■ **To do**:
Take from the listing each line that has the string "with".

■ **Recorded data**:
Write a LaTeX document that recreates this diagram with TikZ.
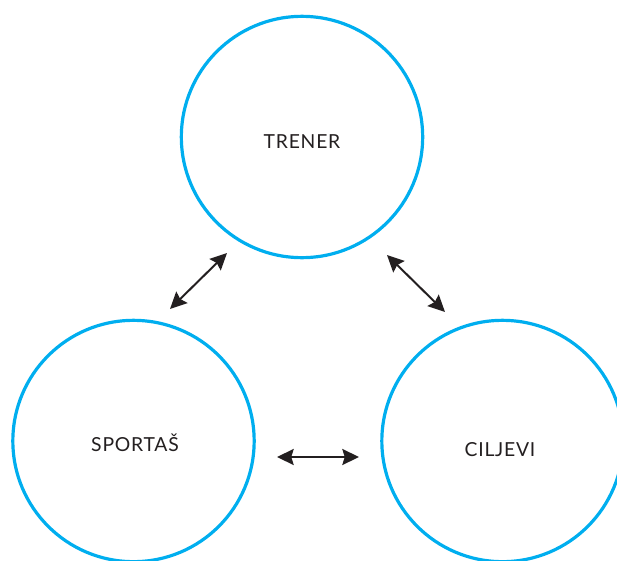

...

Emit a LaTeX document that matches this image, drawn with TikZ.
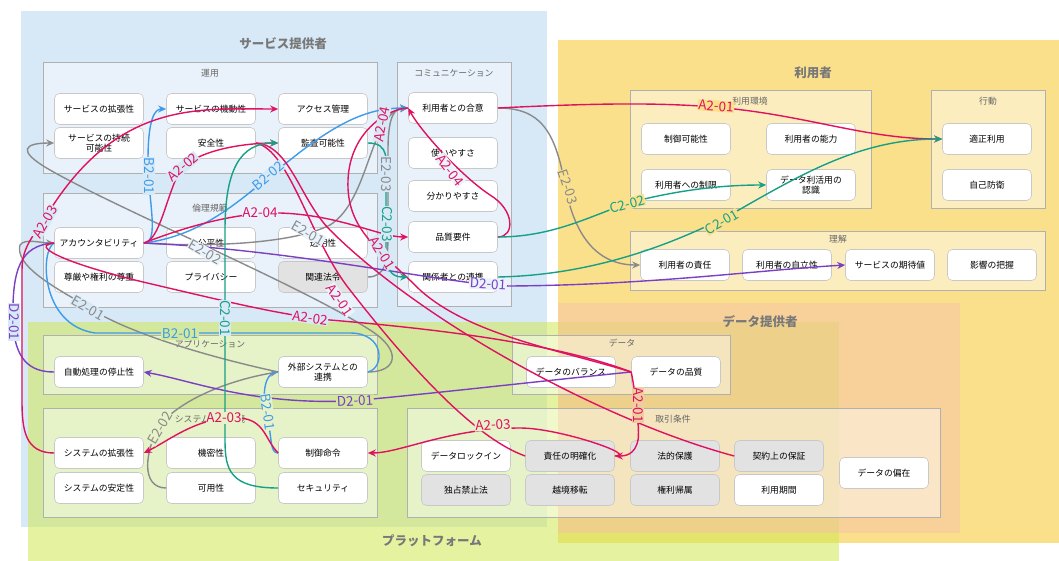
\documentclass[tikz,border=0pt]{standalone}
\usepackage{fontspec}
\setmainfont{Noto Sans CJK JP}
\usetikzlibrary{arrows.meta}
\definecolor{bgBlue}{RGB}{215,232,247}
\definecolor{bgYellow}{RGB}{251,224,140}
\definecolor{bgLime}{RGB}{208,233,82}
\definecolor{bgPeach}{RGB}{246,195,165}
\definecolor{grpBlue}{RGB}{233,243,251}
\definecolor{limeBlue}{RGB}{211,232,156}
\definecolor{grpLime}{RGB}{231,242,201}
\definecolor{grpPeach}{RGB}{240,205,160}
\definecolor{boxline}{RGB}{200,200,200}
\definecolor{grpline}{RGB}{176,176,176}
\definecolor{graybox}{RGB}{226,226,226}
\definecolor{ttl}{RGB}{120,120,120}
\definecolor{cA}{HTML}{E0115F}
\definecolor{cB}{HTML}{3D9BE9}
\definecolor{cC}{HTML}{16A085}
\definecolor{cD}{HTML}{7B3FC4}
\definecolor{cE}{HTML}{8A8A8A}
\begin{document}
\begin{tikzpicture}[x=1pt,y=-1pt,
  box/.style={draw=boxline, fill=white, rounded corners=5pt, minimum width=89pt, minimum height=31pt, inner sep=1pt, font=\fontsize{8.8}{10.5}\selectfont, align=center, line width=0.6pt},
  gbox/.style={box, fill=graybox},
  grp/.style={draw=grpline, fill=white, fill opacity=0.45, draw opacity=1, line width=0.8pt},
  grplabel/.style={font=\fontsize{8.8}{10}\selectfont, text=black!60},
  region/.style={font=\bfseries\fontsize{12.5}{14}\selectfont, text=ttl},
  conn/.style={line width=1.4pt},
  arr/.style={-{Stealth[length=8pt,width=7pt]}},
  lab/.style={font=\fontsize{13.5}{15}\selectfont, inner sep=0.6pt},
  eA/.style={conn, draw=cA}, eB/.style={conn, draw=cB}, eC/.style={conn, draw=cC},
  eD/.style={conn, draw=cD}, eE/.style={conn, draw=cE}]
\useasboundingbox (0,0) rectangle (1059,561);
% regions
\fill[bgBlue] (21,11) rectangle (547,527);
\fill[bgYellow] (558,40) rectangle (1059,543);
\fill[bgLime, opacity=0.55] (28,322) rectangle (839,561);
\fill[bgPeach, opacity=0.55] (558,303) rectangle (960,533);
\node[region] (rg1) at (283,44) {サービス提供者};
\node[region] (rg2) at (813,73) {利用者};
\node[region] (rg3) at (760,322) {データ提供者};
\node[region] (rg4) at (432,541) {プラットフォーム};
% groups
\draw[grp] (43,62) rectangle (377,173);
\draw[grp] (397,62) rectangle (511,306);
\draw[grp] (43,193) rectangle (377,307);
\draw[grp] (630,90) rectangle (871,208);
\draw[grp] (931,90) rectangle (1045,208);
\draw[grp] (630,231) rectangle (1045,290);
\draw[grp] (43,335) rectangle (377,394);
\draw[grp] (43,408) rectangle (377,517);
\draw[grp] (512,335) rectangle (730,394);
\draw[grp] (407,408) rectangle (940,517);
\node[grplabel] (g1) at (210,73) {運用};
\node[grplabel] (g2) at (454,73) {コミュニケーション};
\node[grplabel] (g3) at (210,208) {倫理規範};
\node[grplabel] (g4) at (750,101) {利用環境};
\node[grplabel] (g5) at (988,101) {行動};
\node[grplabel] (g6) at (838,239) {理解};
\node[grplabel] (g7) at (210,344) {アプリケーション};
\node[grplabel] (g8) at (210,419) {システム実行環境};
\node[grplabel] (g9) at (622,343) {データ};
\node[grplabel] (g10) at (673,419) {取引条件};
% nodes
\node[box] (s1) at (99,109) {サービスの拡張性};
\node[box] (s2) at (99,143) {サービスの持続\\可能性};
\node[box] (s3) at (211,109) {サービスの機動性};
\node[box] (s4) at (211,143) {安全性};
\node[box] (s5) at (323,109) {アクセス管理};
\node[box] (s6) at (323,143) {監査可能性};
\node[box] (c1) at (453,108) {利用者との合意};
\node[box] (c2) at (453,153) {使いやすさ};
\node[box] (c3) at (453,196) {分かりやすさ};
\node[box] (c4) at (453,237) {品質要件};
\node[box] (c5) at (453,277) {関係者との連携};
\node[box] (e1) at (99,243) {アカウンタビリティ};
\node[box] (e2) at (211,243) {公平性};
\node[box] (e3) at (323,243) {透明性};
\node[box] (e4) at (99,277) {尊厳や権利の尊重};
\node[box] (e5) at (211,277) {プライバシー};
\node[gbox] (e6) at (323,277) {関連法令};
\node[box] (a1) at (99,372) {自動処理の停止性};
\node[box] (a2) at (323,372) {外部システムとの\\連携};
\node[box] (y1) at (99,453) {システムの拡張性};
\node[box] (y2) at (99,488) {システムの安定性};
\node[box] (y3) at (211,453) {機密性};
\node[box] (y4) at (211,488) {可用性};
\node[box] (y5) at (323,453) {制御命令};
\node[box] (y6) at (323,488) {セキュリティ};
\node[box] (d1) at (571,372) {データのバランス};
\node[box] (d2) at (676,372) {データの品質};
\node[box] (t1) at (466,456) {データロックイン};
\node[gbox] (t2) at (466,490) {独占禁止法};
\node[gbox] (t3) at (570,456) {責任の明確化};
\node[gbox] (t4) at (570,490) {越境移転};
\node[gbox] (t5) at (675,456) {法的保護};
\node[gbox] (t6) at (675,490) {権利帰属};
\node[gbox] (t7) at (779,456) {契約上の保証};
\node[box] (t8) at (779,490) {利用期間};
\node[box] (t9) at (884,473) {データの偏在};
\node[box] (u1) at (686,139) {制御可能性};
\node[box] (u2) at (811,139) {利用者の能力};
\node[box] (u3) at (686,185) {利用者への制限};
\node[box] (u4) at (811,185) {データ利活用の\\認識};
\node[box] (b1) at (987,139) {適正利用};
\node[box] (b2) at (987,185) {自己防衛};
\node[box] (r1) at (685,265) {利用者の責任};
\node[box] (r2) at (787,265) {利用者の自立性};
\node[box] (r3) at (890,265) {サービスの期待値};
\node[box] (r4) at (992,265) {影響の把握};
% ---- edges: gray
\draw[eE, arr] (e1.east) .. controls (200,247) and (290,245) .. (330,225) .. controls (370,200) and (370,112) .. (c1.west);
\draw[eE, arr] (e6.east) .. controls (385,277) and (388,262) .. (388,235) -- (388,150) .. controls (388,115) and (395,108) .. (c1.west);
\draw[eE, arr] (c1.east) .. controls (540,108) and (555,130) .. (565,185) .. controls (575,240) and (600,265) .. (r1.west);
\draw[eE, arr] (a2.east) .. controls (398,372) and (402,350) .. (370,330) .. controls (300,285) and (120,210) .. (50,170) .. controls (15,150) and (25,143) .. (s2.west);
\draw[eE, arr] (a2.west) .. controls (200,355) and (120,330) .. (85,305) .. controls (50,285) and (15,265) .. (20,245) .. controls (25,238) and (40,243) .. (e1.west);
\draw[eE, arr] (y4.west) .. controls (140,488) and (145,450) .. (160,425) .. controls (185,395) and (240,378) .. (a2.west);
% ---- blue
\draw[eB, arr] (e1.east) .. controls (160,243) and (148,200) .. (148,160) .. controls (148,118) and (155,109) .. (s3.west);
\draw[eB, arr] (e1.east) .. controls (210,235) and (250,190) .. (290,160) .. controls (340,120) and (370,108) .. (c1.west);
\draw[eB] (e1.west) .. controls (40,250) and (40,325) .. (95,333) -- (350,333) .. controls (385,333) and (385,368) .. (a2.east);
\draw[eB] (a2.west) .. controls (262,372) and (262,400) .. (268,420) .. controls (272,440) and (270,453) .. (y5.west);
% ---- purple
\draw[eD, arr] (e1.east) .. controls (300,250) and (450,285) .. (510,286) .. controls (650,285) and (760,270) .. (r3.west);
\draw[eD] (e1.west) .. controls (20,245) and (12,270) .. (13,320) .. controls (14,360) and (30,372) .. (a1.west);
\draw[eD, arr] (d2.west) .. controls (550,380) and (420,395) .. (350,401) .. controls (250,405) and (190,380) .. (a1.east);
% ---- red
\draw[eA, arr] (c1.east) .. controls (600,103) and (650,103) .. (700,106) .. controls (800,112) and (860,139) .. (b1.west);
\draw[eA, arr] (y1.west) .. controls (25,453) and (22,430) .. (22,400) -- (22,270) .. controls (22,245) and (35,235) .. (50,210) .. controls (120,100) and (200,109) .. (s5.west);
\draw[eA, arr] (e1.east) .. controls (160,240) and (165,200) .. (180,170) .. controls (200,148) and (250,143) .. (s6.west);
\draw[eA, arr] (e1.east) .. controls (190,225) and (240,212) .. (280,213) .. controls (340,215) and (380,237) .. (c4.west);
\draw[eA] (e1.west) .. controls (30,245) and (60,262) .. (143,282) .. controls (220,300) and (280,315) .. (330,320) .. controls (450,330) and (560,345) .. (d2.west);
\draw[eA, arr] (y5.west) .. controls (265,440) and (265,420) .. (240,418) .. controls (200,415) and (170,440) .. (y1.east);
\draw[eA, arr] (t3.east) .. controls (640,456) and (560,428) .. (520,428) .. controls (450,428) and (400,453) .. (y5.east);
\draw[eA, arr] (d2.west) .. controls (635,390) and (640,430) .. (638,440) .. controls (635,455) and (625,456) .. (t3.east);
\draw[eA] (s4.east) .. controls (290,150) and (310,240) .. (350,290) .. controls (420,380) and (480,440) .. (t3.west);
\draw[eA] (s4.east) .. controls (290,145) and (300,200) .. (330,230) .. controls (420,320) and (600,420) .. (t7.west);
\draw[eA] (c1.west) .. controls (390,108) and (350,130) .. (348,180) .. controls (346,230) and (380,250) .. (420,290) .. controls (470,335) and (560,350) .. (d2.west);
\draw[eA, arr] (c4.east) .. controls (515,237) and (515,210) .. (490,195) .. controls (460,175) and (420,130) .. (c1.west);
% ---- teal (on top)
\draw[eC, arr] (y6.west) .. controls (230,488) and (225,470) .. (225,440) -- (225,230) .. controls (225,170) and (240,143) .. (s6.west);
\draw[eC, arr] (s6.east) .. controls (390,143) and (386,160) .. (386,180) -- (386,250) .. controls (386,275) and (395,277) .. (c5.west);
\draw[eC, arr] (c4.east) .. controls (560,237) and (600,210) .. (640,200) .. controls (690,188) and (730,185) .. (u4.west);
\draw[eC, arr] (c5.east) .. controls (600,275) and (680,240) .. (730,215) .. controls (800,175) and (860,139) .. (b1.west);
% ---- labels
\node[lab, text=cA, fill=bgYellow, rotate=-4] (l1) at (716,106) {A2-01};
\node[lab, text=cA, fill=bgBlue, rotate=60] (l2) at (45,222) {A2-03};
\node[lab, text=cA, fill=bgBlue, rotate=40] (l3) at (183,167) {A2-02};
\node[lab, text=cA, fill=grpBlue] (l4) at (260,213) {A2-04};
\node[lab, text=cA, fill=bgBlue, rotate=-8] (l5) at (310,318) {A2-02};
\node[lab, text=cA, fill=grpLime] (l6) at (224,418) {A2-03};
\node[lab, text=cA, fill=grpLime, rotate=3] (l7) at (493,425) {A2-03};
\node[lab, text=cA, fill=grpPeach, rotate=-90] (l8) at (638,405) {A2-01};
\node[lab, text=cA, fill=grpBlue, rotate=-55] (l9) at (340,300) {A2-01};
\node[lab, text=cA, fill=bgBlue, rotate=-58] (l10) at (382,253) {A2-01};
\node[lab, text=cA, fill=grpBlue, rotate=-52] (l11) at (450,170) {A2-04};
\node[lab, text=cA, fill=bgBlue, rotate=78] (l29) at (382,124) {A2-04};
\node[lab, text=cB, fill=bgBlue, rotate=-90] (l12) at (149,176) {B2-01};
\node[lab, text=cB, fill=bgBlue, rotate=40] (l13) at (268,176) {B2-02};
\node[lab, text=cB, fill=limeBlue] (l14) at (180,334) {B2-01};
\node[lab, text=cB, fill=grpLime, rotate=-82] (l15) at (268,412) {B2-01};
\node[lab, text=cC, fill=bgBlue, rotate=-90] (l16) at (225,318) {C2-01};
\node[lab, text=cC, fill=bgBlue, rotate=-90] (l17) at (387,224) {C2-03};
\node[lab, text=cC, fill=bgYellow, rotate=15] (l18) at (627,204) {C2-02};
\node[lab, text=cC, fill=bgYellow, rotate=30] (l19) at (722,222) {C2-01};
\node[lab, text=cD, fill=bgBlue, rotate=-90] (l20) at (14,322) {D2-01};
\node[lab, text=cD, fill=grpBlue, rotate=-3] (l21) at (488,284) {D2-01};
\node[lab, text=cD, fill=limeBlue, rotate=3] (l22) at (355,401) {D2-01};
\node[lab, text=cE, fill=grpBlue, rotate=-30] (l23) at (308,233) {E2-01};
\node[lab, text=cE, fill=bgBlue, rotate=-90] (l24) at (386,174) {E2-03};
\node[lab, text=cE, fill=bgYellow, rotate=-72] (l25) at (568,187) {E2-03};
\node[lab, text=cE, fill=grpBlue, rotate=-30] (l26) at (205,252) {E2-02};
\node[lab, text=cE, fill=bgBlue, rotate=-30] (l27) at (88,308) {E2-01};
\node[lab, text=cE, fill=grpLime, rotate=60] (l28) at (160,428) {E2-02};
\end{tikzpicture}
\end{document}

■ **Written solution**:
Write a LaTeX document that recreates this diagram with TikZ.
Emit a LaTeX document that matches this image, drawn with TikZ.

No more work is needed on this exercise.